I thought I would put out a few thoughts about the upcoming Iowa test. I often hear about test anxiety and nervousness surrounding the tests. Here are a few suggestions:
1. Explain to your kids the purpose of the test. Here's the purpose: This is for you and your children (AND NO ONE ELSE!) to see how you do on a test of certain skills that kids at that age should probably know. It's a guide for you to know what you did well on, and what you may need to work a little more on. That's it. I often compare it to a photograph and a portrait. We all take lots of photographs; some are good and some aren't. We wish we could erase some. We love some and put them on the refrigerator. Others, we delete. It's only a moment in time. A portrait, on the other hand, takes special effort to get ready and is actually more accurate. We take lots of diferent poses. It gives us the chance to show our best. The test is more like a photograph. We could add it to a portfolio or a portrait. But our "portrait" could include a sample of our writing, a math assignment we liked and had fun with, a statement about our character, an art project, or some pictures of you playing your favorite sport. The Iowa test is only part of that.
2. If it's not that big of a deal, why do we do it?
A. It's the law for homeschooled kids in the odd years starting in grade 3.
B. It gives us some really good information. The Iowa gives fantastic information that will help you evaluate your homeschool program. Other state evaluations give feedback like, "Partially Proficient". What does that mean when you are evaluating your math program? Iowa will list a set of skills and specific info on how your child did in those areas. (Anyone want to join me to contact your state representatives about why all of Colorado should switch back to the Iowa test? That's a discussion for another time. :-))
3. Not only do we need to do it, but why do we need to do our best?
A. We should always do our best.
B. Encouraging our kids to do their best will help us get good results to evaluate what we do. I would always tell my kids (my homeschool kids and my classrooms of kids over the years) if we score great, we know we did a good job and don't have to do that again!. If we didn't do so well on a section, that tells us something. Maybe we forgot to cover that. Maybe our book didn't cover that. No big deal-we'll handle that better in the future. The test really is for me, the teacher, to figure out what we need to work on.
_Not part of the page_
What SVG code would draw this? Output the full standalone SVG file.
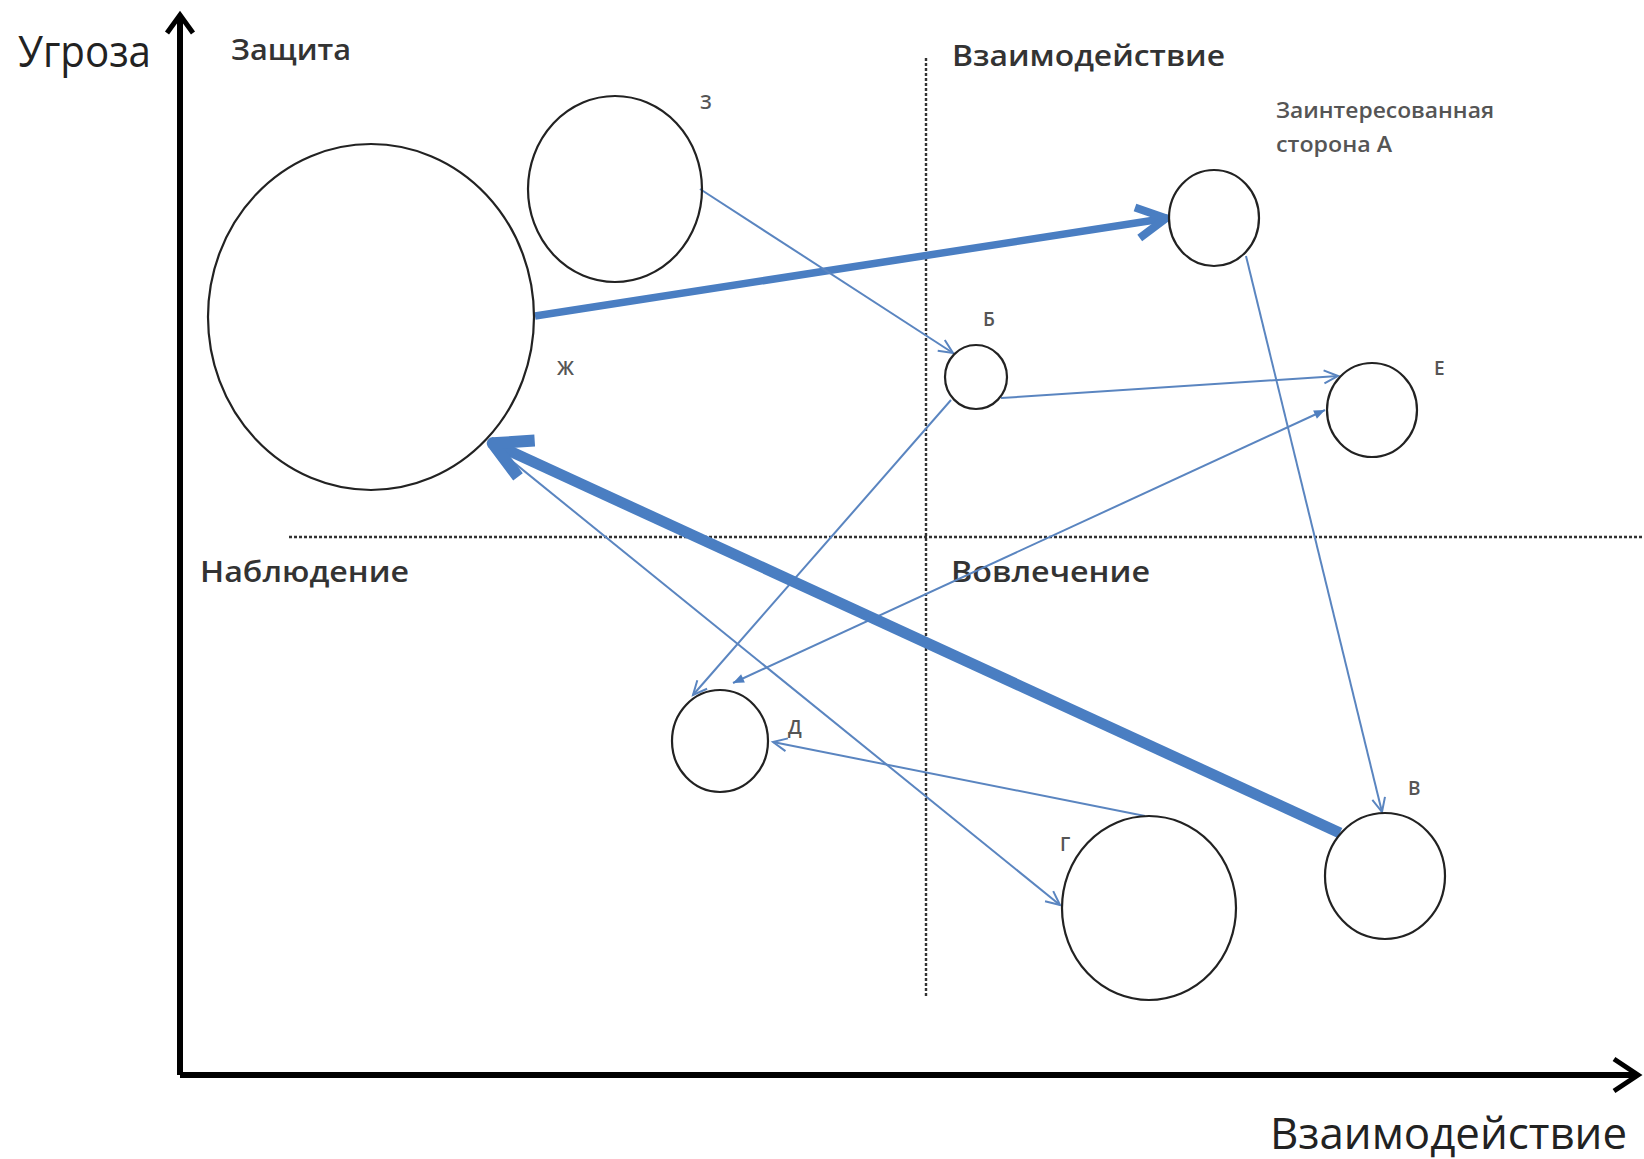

4. Moms and Dads: Be REAL. Are you feeling the pressure and passing that along to your kids? Are you afraid you may find out there are some things you didn't do right with your homeschooling this year? Join the club. I have been in education for 32 years. (Yikes, that hard to believe.) The best teachers I know have looked at what they did and said, "Hmm...that didn't go so well. Now what?" and made changes. The worst teachers I have known don't evaluate. Don't change. They move ahead with the same plan with no real thought about how to make it better. That's not us! Remember Growth Mindset? We learn from failures. Mistakes can make us better.
Take the pressure off. Take it off yourself. Take it off your kids. Yes, eat a good breakfast. Get a good night's rest. But, keep that simple and low key as well. You are a homeschooling parent and have taken on the wonderful, pain staking job of homeschooling your children. No one is more fit for that job than you. While we want to grow and do what's best for our kids, don't let anyone dress you in the Emporer's Clothes. Keep your goals in mind, get the info, take it in, evaluate it, and move ahead. All of us at Summit are cheering you on!